Define a material state as up to six piece "levels" per player. Five for officers, one for rabbits. Starting at the most powerful pieces, fill levels downward. Whever you find a piece that can be pushed by any piece in the current level, drop to the next level and begin filling there. Note that since you can't push your own pieces, they remain in the same level if your opponent has no pieces that can push them.

Rabbits always go in their own level (level 6 or R), so if other levels collapse, levels 5, 4, etc. may be left empty.

Thus EHHRRemddccrr looks like this:

L1: E vs e
L2: - vs m
L3: HH vs -
L4: - vs ddcc
L5: (empty)
LR: RR vs rr

I write material classifications in this notation: six digits for white (representing the number of pieces in levels 1 - 5 and R), a hyphen, six digits for black.

So, the starting position is: 112228-112228
A single capture of a black cat: 112228-112218
And EHHRRemddccrr: 102002-110402

I don't yet have a function assigned to these material evaluations, but I have done some analysis on the game database; I'll post it in the next message.

Title: Re: More Material Analysis
Post by IdahoEv on Apr 28^th, 2006, 12:10am

Hmmm... database analysis and statistics coming in a bit. I think I just demonstrated a bug in my code.

The initial capture of a black rabbit (112228-112227) is the most common position in my results, but the convers (112227-112228 ) does not appear at all. That can't possibly be right.

Other mirror combinations, like cat captures (112218-112228 and 112228-112218 ) do appear, in fact those are the 2nd and 3rd most frequent positions recorded.

Title: Re: More Material Analysis
Post by 99of9 on Apr 28^th, 2006, 1:40am

Very clever. I like how you think!

Title: Re: More Material Analysis
Post by Fritzlein on Apr 28^th, 2006, 8:22am

Sounds a bit like what Don Dailey was doing with Occam:

on 09/07/03 at 10:31:43, gern wrote:

In Bot Occam, the values of the pieces vary depending what is on the board. When a piece type goes away for instance, I revalue every piece on the board as if that piece never was a part of the game.

For example, if the dogs go away, there should not be a huge gap between the value of the cats and the horses. It's as if the horses now become DOGS. In arimaa the values of the piece are relative to each other, not like in chess where the value is based more on the power of their moves.

Don

I'm very interested to see the numbers you generate, particular for unbalanced trades. As you say, FAME has holes, so there is a lot of room for improvement.
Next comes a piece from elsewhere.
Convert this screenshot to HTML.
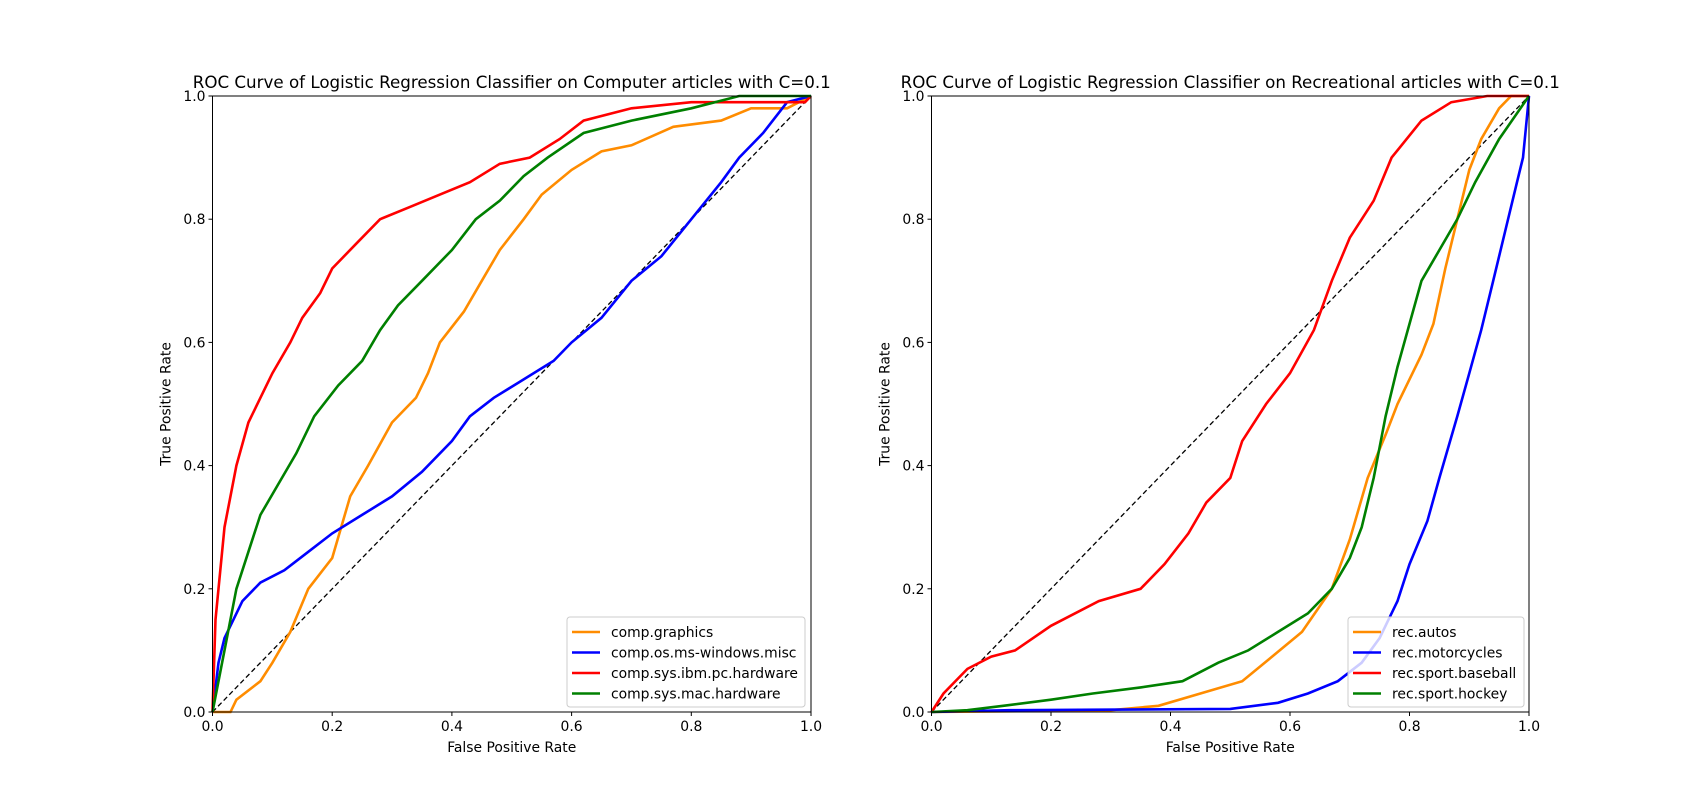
<!DOCTYPE html>
<html><head><meta charset="utf-8"><style>
html,body{margin:0;padding:0;background:#fff;}
svg{display:block;font-family:"DejaVu Sans","Liberation Sans",sans-serif;}
</style></head><body>
<svg id="fig" width="1700" height="800" viewBox="0 0 1700 800" xmlns="http://www.w3.org/2000/svg"></svg>
<script>
const ticks = [0, 0.2, 0.4, 0.6, 0.8, 1.0];
const tickLabels = ["0.0","0.2","0.4","0.6","0.8","1.0"];
const leftTitle = "ROC Curve of Logistic Regression Classifier on Computer articles with C=0.1";
const rightTitle = "ROC Curve of Logistic Regression Classifier on Recreational articles with C=0.1";
const leftNames = ["comp.graphics","comp.os.ms-windows.misc","comp.sys.ibm.pc.hardware","comp.sys.mac.hardware"];
const rightNames = ["rec.autos","rec.motorcycles","rec.sport.baseball","rec.sport.hockey"];
const colors = ["#ff8c00","#0000ff","#ff0000","#008000"];
const gfxFpr=[0,0.03,0.04,0.08,0.1,0.13,0.16,0.2,0.23,0.26,0.3,0.34,0.36,0.38,0.42,0.45,0.48,0.52,0.55,0.6,0.65,0.7,0.77,0.85,0.9,0.96,1];
const gfxTpr=[0,0,0.02,0.05,0.08,0.13,0.2,0.25,0.35,0.4,0.47,0.51,0.55,0.6,0.65,0.7,0.75,0.8,0.84,0.88,0.91,0.92,0.95,0.96,0.98,0.98,1];
const winFpr=[0,0.01,0.02,0.05,0.08,0.12,0.16,0.2,0.25,0.3,0.35,0.4,0.43,0.47,0.52,0.57,0.6,0.65,0.7,0.75,0.8,0.85,0.88,0.92,0.96,1];
const winTpr=[0,0.08,0.12,0.18,0.21,0.23,0.26,0.29,0.32,0.35,0.39,0.44,0.48,0.51,0.54,0.57,0.6,0.64,0.7,0.74,0.8,0.86,0.9,0.94,0.99,1];
const ibmFpr=[0,0.005,0.01,0.02,0.04,0.06,0.08,0.1,0.13,0.15,0.18,0.2,0.24,0.28,0.33,0.38,0.43,0.48,0.53,0.58,0.62,0.7,0.8,0.99,1];
const ibmTpr=[0,0.15,0.2,0.3,0.4,0.47,0.51,0.55,0.6,0.64,0.68,0.72,0.76,0.8,0.82,0.84,0.86,0.89,0.9,0.93,0.96,0.98,0.99,0.99,1];
const macFpr=[0,0.02,0.04,0.06,0.08,0.11,0.14,0.17,0.21,0.25,0.28,0.31,0.35,0.4,0.44,0.48,0.52,0.56,0.62,0.7,0.8,0.88,1];
const macTpr=[0,0.1,0.2,0.26,0.32,0.37,0.42,0.48,0.53,0.57,0.62,0.66,0.7,0.75,0.8,0.83,0.87,0.9,0.94,0.96,0.98,1,1];
const autFpr=[0,0.3,0.38,0.45,0.52,0.57,0.62,0.67,0.7,0.73,0.76,0.78,0.82,0.84,0.86,0.88,0.9,0.92,0.95,0.97,1];
const autTpr=[0,0.003,0.01,0.03,0.05,0.09,0.13,0.2,0.28,0.38,0.45,0.5,0.58,0.63,0.72,0.8,0.88,0.93,0.98,1,1];
const motFpr=[0,0.13,0.5,0.58,0.63,0.68,0.72,0.75,0.78,0.8,0.83,0.85,0.88,0.9,0.92,0.94,0.96,0.98,0.99,1];
const motTpr=[0,0.003,0.005,0.015,0.03,0.05,0.08,0.12,0.18,0.24,0.31,0.38,0.48,0.55,0.62,0.7,0.78,0.86,0.9,1];
const basFpr=[0,0.02,0.06,0.1,0.14,0.2,0.28,0.35,0.39,0.43,0.46,0.5,0.52,0.56,0.6,0.64,0.67,0.7,0.74,0.77,0.82,0.87,0.93,1];
const basTpr=[0,0.03,0.07,0.09,0.1,0.14,0.18,0.2,0.24,0.29,0.34,0.38,0.44,0.5,0.55,0.62,0.7,0.77,0.83,0.9,0.96,0.99,1,1];
const hocFpr=[0,0.06,0.12,0.2,0.27,0.35,0.42,0.48,0.53,0.58,0.63,0.67,0.7,0.72,0.74,0.76,0.78,0.8,0.82,0.85,0.88,0.91,0.95,1];
const hocTpr=[0,0.003,0.01,0.02,0.03,0.04,0.05,0.08,0.1,0.13,0.16,0.2,0.25,0.3,0.38,0.48,0.56,0.63,0.7,0.75,0.8,0.86,0.93,1];

const NS="http://www.w3.org/2000/svg";
const svg=document.getElementById('fig');
function mk(tag,attrs,parent){const e=document.createElementNS(NS,tag);for(const k in attrs)e.setAttribute(k,attrs[k]);(parent||svg).appendChild(e);return e;}

function panel(x0,x1,y0,y1,title,names,series,legX,legW,key){
  const sx=v=>x0+v*(x1-x0), sy=v=>y1-v*(y1-y0);
  const g=mk('g',{});
  
  
  const d=mk('line',{x1:sx(0),y1:sy(0),x2:sx(1),y2:sy(1),stroke:'#000','stroke-width':1.3,'stroke-dasharray':'5,3'},g);
  
  
  series.forEach((s,i)=>{
    const pts=s[0].map((f,j)=>sx(f).toFixed(1)+','+sy(s[1][j]).toFixed(1)).join(' ');
    const p=mk('polyline',{points:pts,fill:'none',stroke:colors[i],'stroke-width':2.6,'stroke-linejoin':'miter'},g);
    
    
  });
  const fr=mk('rect',{x:x0,y:y0,width:x1-x0,height:y1-y0,fill:'none',stroke:'#000','stroke-width':1},g);
  
  
  ticks.forEach((t,i)=>{
    mk('line',{x1:sx(t),y1:y1,x2:sx(t),y2:y1+4,stroke:'#000'},g);
    const tx=mk('text',{x:sx(t),y:y1+19,'font-size':13.9,'text-anchor':'middle'},g);
    tx.textContent=tickLabels[i];
    
    
    mk('line',{x1:x0,y1:sy(t),x2:x0-4,y2:sy(t),stroke:'#000'},g);
    const ty=mk('text',{x:x0-7,y:sy(t)+5,'font-size':13.9,'text-anchor':'end'},g);
    ty.textContent=tickLabels[i];
    
    
  });
  const tt=mk('text',{x:(x0+x1)/2,y:y0-8,'font-size':16.7,'text-anchor':'middle'},g);
  tt.textContent=title;
  
  
  const xl=mk('text',{x:(x0+x1)/2,y:y1+40,'font-size':13.9,'text-anchor':'middle'},g);
  xl.textContent='False Positive Rate';
  
  
  const yl=mk('text',{x:0,y:0,'font-size':13.9,'text-anchor':'middle',transform:`translate(${x0-42},${(y0+y1)/2}) rotate(-90)`},g);
  yl.textContent='True Positive Rate';
  
  
  const lg=mk('g',{},g);
  
  
  const ly=617;
  mk('rect',{x:legX,y:ly,width:legW,height:90,rx:3,fill:'#fff','fill-opacity':0.8,stroke:'#ccc'},lg);
  names.forEach((n,i)=>{
    const yy=ly+15+i*20.5;
    mk('line',{x1:legX+5,y1:yy,x2:legX+33,y2:yy,stroke:colors[i],'stroke-width':2.6},lg);
    const t=mk('text',{x:legX+44,y:yy+5,'font-size':13.9},lg);
    t.textContent=n;
    
    
  });
}
panel(212.5,811,96,712,leftTitle,leftNames,[[gfxFpr,gfxTpr],[winFpr,winTpr],[ibmFpr,ibmTpr],[macFpr,macTpr]],567,238,'left');
panel(931.5,1529,96,712,rightTitle,rightNames,[[autFpr,autTpr],[motFpr,motTpr],[basFpr,basTpr],[hocFpr,hocTpr]],1348,176,'right');
</script>
</body></html>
Title: Re: More Material Analysis
Post by jdb on Apr 28^th, 2006, 8:28am

Nice representation of the material balance.

All I can say, is I hope the first zero is in my opponent's list.

Title: Re: More Material Analysis
Post by IdahoEv on Apr 28^th, 2006, 1:01pm

Okay, I found my bug and re-ran my analysis of the game DB.

Here are the criteria for the games I included:
1) The game was rated
2) The losing player had a rating of at least 1650
3) No takebacks (they confuse my game parser)

I ran through each matching game, and recorded each "stable" material state lasting through 1 full ply, meaning the opponent did not immediately reply with a capture. I recorded the states in 112228-112228 notation and kept a record of how many times each state appeared in a game leading to a white win, and how many for a black win.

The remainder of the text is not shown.